U.S. commercial real estate next to feel chill


Thursday, October 8th, 2009

Property values fall while tenants are vanishing

Diane Francis
Sun

Commercial real estate is the next economic shoe to drop. Photograph by: Mathieu Belanger, Reuters, The Financial Post

The new mantra is about to migrate from “too big to fail” to “too many to fail” as another banking tsunami, involving commercial real estate, heads toward the global economy.

“Commercial real estate is the next shoe to drop,” according to James Helsel, Treasurer of the U.S. National Association of Realtors in recent testimony before Congress.

This is another delayed result of the meltdown as nonresidential property values have collapsed more than have residential properties and their loans need to be rolled over.

Commercial properties are usually mortgaged for five or more years, in tandem with the leases they have signed. But renewing or increasing mortgages will be difficult to impossible given the economic and banking climates.

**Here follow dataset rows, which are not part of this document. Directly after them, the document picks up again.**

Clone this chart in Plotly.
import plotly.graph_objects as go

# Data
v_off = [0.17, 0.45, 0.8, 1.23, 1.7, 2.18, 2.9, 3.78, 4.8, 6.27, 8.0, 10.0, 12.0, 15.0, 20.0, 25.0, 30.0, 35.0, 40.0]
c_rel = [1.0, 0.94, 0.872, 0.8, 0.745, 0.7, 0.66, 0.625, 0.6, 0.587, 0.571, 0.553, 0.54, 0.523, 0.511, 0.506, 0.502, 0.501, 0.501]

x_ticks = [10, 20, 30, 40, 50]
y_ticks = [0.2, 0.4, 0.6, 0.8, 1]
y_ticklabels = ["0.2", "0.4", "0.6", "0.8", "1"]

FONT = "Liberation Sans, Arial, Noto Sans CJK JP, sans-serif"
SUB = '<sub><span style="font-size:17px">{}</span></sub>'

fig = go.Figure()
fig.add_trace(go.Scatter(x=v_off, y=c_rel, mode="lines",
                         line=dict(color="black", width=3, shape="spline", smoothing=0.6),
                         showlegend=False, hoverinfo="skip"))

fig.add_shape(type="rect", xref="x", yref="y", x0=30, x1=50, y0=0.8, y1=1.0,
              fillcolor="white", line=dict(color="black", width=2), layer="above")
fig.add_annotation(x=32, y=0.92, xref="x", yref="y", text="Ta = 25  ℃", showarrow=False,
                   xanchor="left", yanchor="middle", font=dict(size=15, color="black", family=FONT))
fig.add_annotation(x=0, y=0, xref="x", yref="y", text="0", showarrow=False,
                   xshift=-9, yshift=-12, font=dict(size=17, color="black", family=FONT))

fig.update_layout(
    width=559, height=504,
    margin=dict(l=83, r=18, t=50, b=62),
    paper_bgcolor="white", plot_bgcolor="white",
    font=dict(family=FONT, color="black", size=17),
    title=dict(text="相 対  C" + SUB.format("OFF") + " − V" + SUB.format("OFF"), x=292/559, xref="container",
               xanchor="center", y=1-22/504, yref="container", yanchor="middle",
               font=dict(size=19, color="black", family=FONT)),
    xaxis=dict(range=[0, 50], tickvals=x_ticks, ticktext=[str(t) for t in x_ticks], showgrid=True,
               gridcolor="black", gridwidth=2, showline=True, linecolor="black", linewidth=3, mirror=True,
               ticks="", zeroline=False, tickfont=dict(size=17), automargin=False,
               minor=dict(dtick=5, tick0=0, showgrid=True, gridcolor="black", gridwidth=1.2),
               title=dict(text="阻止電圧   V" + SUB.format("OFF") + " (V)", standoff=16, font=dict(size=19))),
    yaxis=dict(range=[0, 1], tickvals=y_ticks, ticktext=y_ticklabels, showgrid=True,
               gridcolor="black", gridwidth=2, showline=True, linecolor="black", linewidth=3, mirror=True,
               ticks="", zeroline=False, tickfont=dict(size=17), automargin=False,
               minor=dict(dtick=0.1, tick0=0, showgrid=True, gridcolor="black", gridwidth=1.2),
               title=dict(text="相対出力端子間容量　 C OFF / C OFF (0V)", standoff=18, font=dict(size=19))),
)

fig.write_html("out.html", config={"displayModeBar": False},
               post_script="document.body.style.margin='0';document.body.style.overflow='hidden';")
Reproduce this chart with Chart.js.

Moody’s Investors Service says the value of U.S. commercial real estate has fallen from the 2007 peak by an average of 35%, more than the residential property average. At the same time, these landlords’ tenants are in trouble and so are their lenders.

This means they must sell in a lousy market, put in more equity or find themselves foreclosed because they are unable to finance.

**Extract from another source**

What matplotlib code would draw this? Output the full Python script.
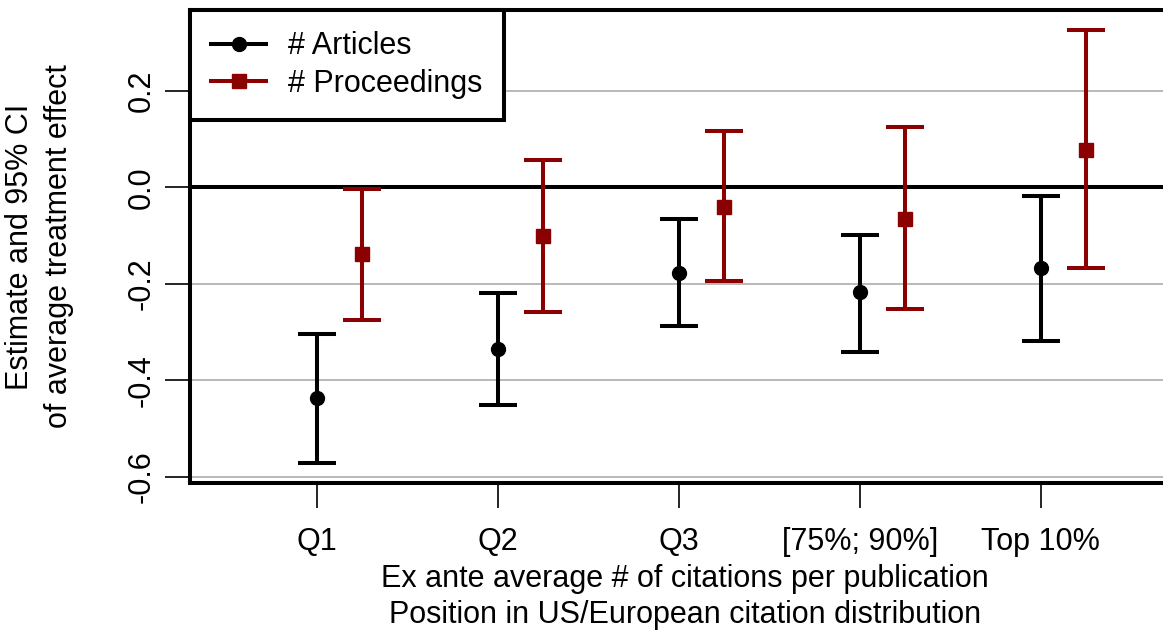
import matplotlib
matplotlib.use("Agg")
import matplotlib.pyplot as plt

plt.rcParams["font.family"] = ["Liberation Sans", "DejaVu Sans"]

groups = ["Q1", "Q2", "Q3", "[75%; 90%]", "Top 10%"]

art_est = [-0.437, -0.336, -0.177, -0.218, -0.168]
art_lo  = [-0.571, -0.451, -0.288, -0.342, -0.319]
art_hi  = [-0.303, -0.220, -0.065, -0.098, -0.018]

proc_est = [-0.139, -0.102, -0.040, -0.065, 0.077]
proc_lo  = [-0.274, -0.259, -0.195, -0.253, -0.168]
proc_hi  = [-0.003, 0.057, 0.117, 0.125, 0.325]

RED = "#8B0000"
GRID = "#b3b3b3"
FS = 22
LW = 2.9

W, H = 1163, 633
fig = plt.figure(figsize=(W / 100, H / 100), dpi=100)
ax = fig.add_axes([190 / W, (H - 483) / H, (1180 - 190) / W, (483 - 10) / H])

x = list(range(1, len(groups) + 1))
xp = [v + 0.25 for v in x]

for yv in [0.2, -0.2, -0.4, -0.6]:
    ax.axhline(yv, color=GRID, lw=1.3, zorder=0)
ax.axhline(0, color="black", lw=LW, zorder=1)

def err(est, lo, hi):
    return [[e - l for e, l in zip(est, lo)], [h - e for e, h in zip(est, hi)]]

ax.errorbar(x, art_est, yerr=err(art_est, art_lo, art_hi), fmt="o", color="black",
            ms=10, elinewidth=LW, capsize=14, capthick=LW, zorder=3)
ax.errorbar(xp, proc_est, yerr=err(proc_est, proc_lo, proc_hi), fmt="s", color=RED,
            ms=10, elinewidth=LW, capsize=14, capthick=LW, zorder=3)

ax.set_xlim(0.30, 0.30 + (1180 - 190) / 181)
ax.set_ylim(-0.6125, 0.367)

for s in ["left", "bottom", "top"]:
    ax.spines[s].set_linewidth(LW)
ax.spines["right"].set_visible(False)

ax.set_xticks(x)
ax.set_xticklabels(groups, fontsize=FS)
ax.set_yticks([-0.6, -0.4, -0.2, 0.0, 0.2])
ax.set_yticklabels(["-0.6", "-0.4", "-0.2", "0.0", "0.2"], fontsize=FS, rotation=90, va="center")
ax.tick_params(axis="both", length=18, width=1.2, direction="out")
ax.tick_params(axis="x", pad=14)
ax.tick_params(axis="y", pad=6)

ax.set_xlabel("Ex ante average # of citations per publication\nPosition in US/European citation distribution",
              fontsize=FS, labelpad=5, linespacing=1.25)
ax.set_ylabel("Estimate and 95% CI\nof average treatment effect", fontsize=FS, labelpad=38, linespacing=1.4)

h1, = ax.plot([], [], color="black", marker="o", lw=LW, ms=10)
h2, = ax.plot([], [], color=RED, marker="s", lw=LW, ms=10)
leg = ax.legend([h1, h2], ["# Articles", "# Proceedings"], loc="upper left", bbox_to_anchor=(0, 1),
                borderaxespad=0, fancybox=False, framealpha=1, edgecolor="black",
                fontsize=FS, handlelength=1.8, handletextpad=0.7, borderpad=0.7, labelspacing=0.25)
leg.get_frame().set_linewidth(LW)

fig.savefig("out.png", dpi=100)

This stalled ripple effect is starting to accelerate: Tenants are going bust; some move out in the middle of the night; existing tenants demand concessions and others pay lower rent and also consolidate into smaller space. This is the logical outcome when consumer spending disappears and retailers and manufacturers are hurt.

The Obama White House is preparing for the next round of banking/real estate crises by trying to shore up liquidity so that landlords can refinance.

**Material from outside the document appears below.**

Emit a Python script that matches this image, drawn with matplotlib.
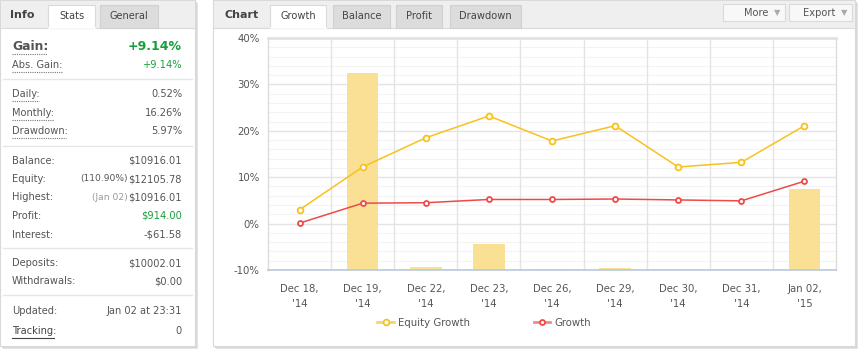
import matplotlib
matplotlib.use("Agg")
import matplotlib.pyplot as plt
from matplotlib.patches import Rectangle
from matplotlib.lines import Line2D
import numpy as np

plt.rcParams['font.family'] = ['DejaVu Sans']

# ---------------- data ----------------
categories = ["Dec 18,\n'14", "Dec 19,\n'14", "Dec 22,\n'14", "Dec 23,\n'14", "Dec 26,\n'14",
              "Dec 29,\n'14", "Dec 30,\n'14", "Dec 31,\n'14", "Jan 02,\n'15"]
equity_growth = [3.0, 12.2, 18.5, 23.2, 17.8, 21.1, 12.2, 13.2, 21.1]
growth = [0.1, 4.4, 4.5, 5.2, 5.2, 5.3, 5.1, 4.9, 9.14]
bar_tops = [-10.0, 32.4, -9.3, -4.3, -9.7, -9.5, -10.0, -10.0, 7.5]
y_ticks = [-10, 0, 10, 20, 30, 40]
y_tick_labels = ["-10%", "0%", "10%", "20%", "30%", "40%"]

stats_rows = [
    ("Daily:", "0.52%"), ("Monthly:", "16.26%"), ("Drawdown:", "5.97%"),
]
money_rows = [
    ("Balance:", "$10916.01"), ("Equity:", "$12105.78"), ("Highest:", "$10916.01"),
    ("Profit:", "$914.00"), ("Interest:", "-$61.58"),
]

W, H = 863, 359
fig = plt.figure(figsize=(W / 100, H / 100), dpi=100, facecolor="white")
bg = fig.add_axes([0, 0, 1, 1])
bg.set_xlim(0, W)
bg.set_ylim(H, 0)
bg.axis("off")

TXT = "#555555"
GREEN = "#16a03a"
FS = 7.1


def rect(x, y, w, h, fc, ec="none", lw=0.8, z=1):
    bg.add_patch(Rectangle((x, y), w, h, facecolor=fc, edgecolor=ec, linewidth=lw, zorder=z))


def hline(x0, x1, y, c, lw=0.8, ls="-", z=3):
    bg.add_line(Line2D([x0, x1], [y, y], color=c, lw=lw, ls=ls, zorder=z))


# ---------- panels with shadows ----------
for (x0, x1) in [(0, 195), (213, 855)]:
    rect(x0 + 3, 3, x1 - x0, 346, "#E4E4E4", z=0)
    rect(x0 + 1.5, 1.5, x1 - x0, 346, "#D8D8D8", z=0.5)
    rect(x0, 0, x1 - x0, 346, "white", ec="#D9D9D9", z=1)
    rect(x0 + 0.5, 0.5, x1 - x0 - 1, 27, "#EFEFEF", z=2)
    hline(x0, x1, 27.5, "#DADADA")

# left tabs
bg.text(10, 15, "Info", fontsize=8.0, fontweight="bold", color="#444444", va="center", zorder=5)
rect(48, 4.5, 47, 23.5, "white", ec="#DADADA", z=3)
hline(48.5, 94.5, 27.5, "white", lw=1.2, z=4)
bg.text(71.5, 16, "Stats", fontsize=FS, color="#444444", ha="center", va="center", zorder=5)
rect(100, 4.5, 58, 23, "#DCDCDC", ec="#D0D0D0", z=3)
bg.text(129, 16, "General", fontsize=FS, color="#444444", ha="center", va="center", zorder=5)

# right tabs
bg.text(224, 15, "Chart", fontsize=8.0, fontweight="bold", color="#444444", va="center", zorder=5)
tabs = [("Growth", 270, 326, True), ("Balance", 333, 390, False),
        ("Profit", 396, 442, False), ("Drawdown", 450, 521, False)]
for name, a, b, active in tabs:
    if active:
        rect(a, 4.5, b - a, 23.5, "white", ec="#DADADA", z=3)
        hline(a + 0.5, b - 0.5, 27.5, "white", lw=1.2, z=4)
    else:
        rect(a, 4.5, b - a, 23, "#DCDCDC", ec="#D0D0D0", z=3)
    bg.text((a + b) / 2, 16, name, fontsize=FS, color="#444444", ha="center", va="center", zorder=5)

for name, a, b in [("More", 723, 785), ("Export", 789, 852)]:
    rect(a, 3.5, b - a, 17, "#F8F8F8", ec="#DADADA", z=3)
    bg.text(b - 17, 12.5, name, fontsize=FS, color="#555555",
            ha="right", va="center", zorder=5)
    bg.text(b - 8, 12.5, "\u25BC", fontsize=6, color="#AAAAAA", ha="center", va="center", zorder=5)

# ---------- left panel stats ----------
RX = 182
bg.text(12, 46, "Gain:", fontsize=8.9, fontweight="bold", color=TXT, va="center", zorder=5)
bg.text(RX, 46, "+9.14%", fontsize=9.0, fontweight="bold", color=GREEN, ha="right", va="center", zorder=5)
hline(12, 47, 53.5, "#777777", lw=0.8, ls=(0, (1, 1)))
bg.text(12, 65, "Abs. Gain:", fontsize=FS, color=TXT, va="center", zorder=5)
bg.text(RX, 65, "+9.14%", fontsize=FS, color=GREEN, ha="right", va="center", zorder=5)
hline(12, 62, 72, "#777777", lw=0.8, ls=(0, (1, 1)))

for yy in [78.5, 145.5, 247.5, 294.5]:
    hline(3, 192, yy, "#E6E6E6", lw=1)

ys = [94, 112.5, 131]
ul = [39, 54, 66]
for (lab, val), yy, u in zip(stats_rows, ys, ul):
    bg.text(12, yy, lab, fontsize=FS, color=TXT, va="center", zorder=5)
    bg.text(RX, yy, val, fontsize=FS, color=TXT, ha="right", va="center", zorder=5)
    hline(12, u, yy + 7, "#777777", lw=0.8, ls=(0, (1, 1)))

ys = [160.5, 179, 197.5, 216, 234.5]
for (lab, val), yy in zip(money_rows, ys):
    bg.text(12, yy, lab, fontsize=FS, color=TXT, va="center", zorder=5)
    bg.text(RX, yy, val, fontsize=FS, color=GREEN if lab == "Profit:" else TXT,
            ha="right", va="center", zorder=5)
bg.text(128, 179, "(110.90%)", fontsize=6.6, color=TXT, ha="right", va="center", zorder=5)
bg.text(128, 197.5, "(Jan 02)", fontsize=6.6, color="#999999", ha="right", va="center", zorder=5)

bg.text(12, 263, "Deposits:", fontsize=FS, color=TXT, va="center", zorder=5)
bg.text(RX, 263, "$10002.01", fontsize=FS, color=TXT, ha="right", va="center", zorder=5)
bg.text(12, 281.5, "Withdrawals:", fontsize=FS, color=TXT, va="center", zorder=5)
bg.text(RX, 281.5, "$0.00", fontsize=FS, color=TXT, ha="right", va="center", zorder=5)
bg.text(12, 311, "Updated:", fontsize=FS, color=TXT, va="center", zorder=5)
bg.text(RX, 311, "Jan 02 at 23:31", fontsize=FS, color=TXT, ha="right", va="center", zorder=5)
bg.text(12, 331, "Tracking:", fontsize=FS, color="#444444", va="center", zorder=5)
hline(12, 54, 337.5, "#444444", lw=0.8)
bg.text(RX, 331, "0", fontsize=FS, color=TXT, ha="right", va="center", zorder=5)

# ---------- chart ----------
L, R, T, B = 268, 836, 38, 270
ax = fig.add_axes([L / W, 1 - B / H, (R - L) / W, (B - T) / H])
ax.set_facecolor("white")
x = np.arange(len(categories))
ax.set_xlim(-0.5, len(categories) - 0.5)
ax.set_ylim(-10, 40)

for v in np.arange(-10, 40.1, 2):
    if v % 10 == 0:
        ax.axhline(v, color="#E4E4E4", lw=1.0, zorder=0)
    else:
        ax.axhline(v, color="#F3F3F3", lw=0.8, zorder=0)
for i in range(1, len(categories)):
    ax.axvline(i - 0.5, color="#E4E4E4", lw=1.0, zorder=0)

heights = [t - (-10) for t in bar_tops]
ax.bar(x, heights, bottom=-10, width=0.5, color="#FAE095", zorder=1)

ax.plot(x, equity_growth, color="#F7C21C", lw=1.1, marker="o", ms=4.2, mfc="white",
        mec="#F7C21C", mew=1.3, zorder=3, label="Equity Growth")
ax.plot(x, growth, color="#EE4A4A", lw=1.1, marker="o", ms=3.6, mfc="white",
        mec="#EE4A4A", mew=1.3, zorder=3, label="Growth")

for s in ["left", "right"]:
    ax.spines[s].set_color("#DDDDDD")
    ax.spines[s].set_linewidth(1)
ax.spines["top"].set_color("#E2E2E2")
ax.spines["top"].set_linewidth(2)
ax.spines["bottom"].set_color("#B8C8DC")
ax.spines["bottom"].set_linewidth(1.2)

ax.set_yticks(y_ticks)
ax.set_yticklabels(y_tick_labels)
ax.set_xticks(x)
ax.set_xticklabels(categories, linespacing=1.6)
ax.tick_params(axis="both", length=0, labelsize=7.3, colors="#555555")
ax.tick_params(axis="y", pad=6)
ax.tick_params(axis="x", pad=10)

h1 = Line2D([], [], color="#FAD56A", lw=2, marker="o", ms=4.2, mfc="white", mec="#F7C21C", mew=1.3)
h2 = Line2D([], [], color="#F28A8A", lw=2, marker="o", ms=3.6, mfc="white", mec="#EE4A4A", mew=1.3)
fig.legend([h1, h2], ["Equity Growth", "Growth"], loc="center",
           bbox_to_anchor=(484 / W, 1 - 322.5 / H), ncol=2, frameon=False,
           fontsize=7.3, labelcolor="#555555", handlelength=1.6, handletextpad=0.4,
           columnspacing=6.3)

fig.savefig("out.png", dpi=100, facecolor="white")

Reports are that Tarp 2 is being designed to backstop the smaller, regional banks that are more commonly in commercial property lending.

Here is the landscape: America’s four largest banks have been successfully bailed out. Their exposure to commercial real estate is only 2% of assets. And their commercial exposure is mostly the trophy properties because they skimmed off the best risks.

– The banks that are 30 to 100th in size in the U.S. have a 12% average exposure to commercial property, Deutsche Bank real estate analyst Richard Parkus told Congress.

– There are US$3.7 trillion in outstanding commercial real estate-backed loans. Some US$400 billion will reach maturity by the end of 2009 and accelerate to US$2 trillion in 2010 and 2011, according to some sources.

The good news is that many of the entrepreneurs in this sector were blown out as owners in the last real estate collapse in the early 1990s, and replaced with deep-pocketed pension funds or other institutions with greater staying power. But they are also being badly impacted, signing sweetheart leases to keep tenants or taking massive write-downs like Canada’s Caisse de Depot et Placements which took a $5.7 billion hit last quarter.

The worst case scenario will be if the jobless recovery lasts more than two years, consumer spending remains lacklustre and bank losses on these properties trigger another financial crisis worldwide.